### [To do]
Retype each line of the material exactly, please, skipping any picture in it.

::::

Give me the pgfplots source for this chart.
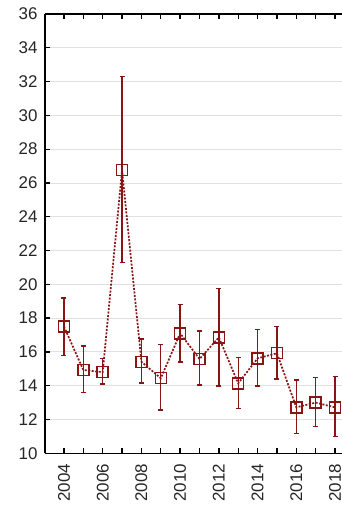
\documentclass[border=0pt]{standalone}
\usepackage{pgfplots}
\pgfplotsset{compat=1.18}
\usepackage{pgfplotstable}
\usepackage{fontspec}
\setmainfont{Liberation Sans}
\definecolor{dred}{RGB}{136,20,20}
\definecolor{gridc}{RGB}{225,225,225}
\pgfplotstableread{
x y ep em
2004 17.50 1.70 1.70
2005 14.93 1.42 1.33
2006 14.80 0.80 0.70
2007 26.76 5.54 5.46
2008 15.42 1.34 1.26
2009 14.44 2.01 1.88
2010 17.10 1.70 1.70
2011 15.58 1.66 1.54
2012 16.86 2.90 2.88
2013 14.14 1.54 1.48
2014 15.62 1.72 1.64
2015 15.92 1.57 1.52
2016 12.72 1.62 1.54
2017 13.00 1.47 1.43
2018 12.72 1.81 1.74
}\datatab
\begin{document}
\begin{tikzpicture}
\begin{axis}[
  scale only axis,
  width=297bp, height=439.3bp,
  xmin=2003.02, xmax=2018.36,
  ymin=10, ymax=36,
  axis x line*=box,
  axis y line*=left,
  axis line style={black, line width=1.3bp},
  tick align=inside,
  major tick length=5bp,
  minor tick length=5bp,
  every tick/.style={black, line width=1.3bp},
  xtick={2004,2006,...,2018},
  minor xtick={2005,2007,...,2017},
  ytick={10,12,...,36},
  ymajorgrids,
  major grid style={gridc, line width=0.9bp},
  /pgf/number format/1000 sep={},
  /pgf/number format/assume math mode=true,
  tick label style={font=\fontsize{17}{17}\selectfont, text=black!85},
  xticklabel style={rotate=90, anchor=east, xshift=0bp},
  xticklabel shift=7bp,
  yticklabel shift=4bp,
  clip=false,
]
\coordinate (SW) at (rel axis cs:0,0);
\coordinate (NE) at (rel axis cs:1,1);
\addplot[draw=none, mark=none, forget plot,
  error bars/.cd, y dir=both, y explicit,
  error bar style={dred, line width=1.4bp},
  error mark options={dred, line width=1.4bp, mark size=2.5bp, rotate=90}]
  table[x=x, y=y, y error plus=ep, y error minus=em] {\datatab};
\addplot[dred, line width=1.7bp, dash pattern=on 2bp off 1.5bp, mark=square,
  mark size=5.5bp, mark options={solid, line width=1.4bp, fill=none}]
  table[x=x, y=y] {\datatab};
\end{axis}
\pgfresetboundingbox
\path[use as bounding box] ([shift={(-45bp,-55.7bp)}]SW) rectangle ([shift={(0bp,14bp)}]NE);
\end{tikzpicture}
\end{document}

::::

### [Finished answer]
Give me the pgfplots source for this chart.
\documentclass[border=0pt]{standalone}
\usepackage{pgfplots}
\pgfplotsset{compat=1.18}
\usepackage{pgfplotstable}
\usepackage{fontspec}
\setmainfont{Liberation Sans}
\definecolor{dred}{RGB}{136,20,20}
\definecolor{gridc}{RGB}{225,225,225}
\pgfplotstableread{
x y ep em
2004 17.50 1.70 1.70
2005 14.93 1.42 1.33
2006 14.80 0.80 0.70
2007 26.76 5.54 5.46
2008 15.42 1.34 1.26
2009 14.44 2.01 1.88
2010 17.10 1.70 1.70
2011 15.58 1.66 1.54
2012 16.86 2.90 2.88
2013 14.14 1.54 1.48
2014 15.62 1.72 1.64
2015 15.92 1.57 1.52
2016 12.72 1.62 1.54
2017 13.00 1.47 1.43
2018 12.72 1.81 1.74
}\datatab
\begin{document}
\begin{tikzpicture}
\begin{axis}[
  scale only axis,
  width=297bp, height=439.3bp,
  xmin=2003.02, xmax=2018.36,
  ymin=10, ymax=36,
  axis x line*=box,
  axis y line*=left,
  axis line style={black, line width=1.3bp},
  tick align=inside,
  major tick length=5bp,
  minor tick length=5bp,
  every tick/.style={black, line width=1.3bp},
  xtick={2004,2006,...,2018},
  minor xtick={2005,2007,...,2017},
  ytick={10,12,...,36},
  ymajorgrids,
  major grid style={gridc, line width=0.9bp},
  /pgf/number format/1000 sep={},
  /pgf/number format/assume math mode=true,
  tick label style={font=\fontsize{17}{17}\selectfont, text=black!85},
  xticklabel style={rotate=90, anchor=east, xshift=0bp},
  xticklabel shift=7bp,
  yticklabel shift=4bp,
  clip=false,
]
\coordinate (SW) at (rel axis cs:0,0);
\coordinate (NE) at (rel axis cs:1,1);
\addplot[draw=none, mark=none, forget plot,
  error bars/.cd, y dir=both, y explicit,
  error bar style={dred, line width=1.4bp},
  error mark options={dred, line width=1.4bp, mark size=2.5bp, rotate=90}]
  table[x=x, y=y, y error plus=ep, y error minus=em] {\datatab};
\addplot[dred, line width=1.7bp, dash pattern=on 2bp off 1.5bp, mark=square,
  mark size=5.5bp, mark options={solid, line width=1.4bp, fill=none}]
  table[x=x, y=y] {\datatab};
\end{axis}
\pgfresetboundingbox
\path[use as bounding box] ([shift={(-45bp,-55.7bp)}]SW) rectangle ([shift={(0bp,14bp)}]NE);
\end{tikzpicture}
\end{document}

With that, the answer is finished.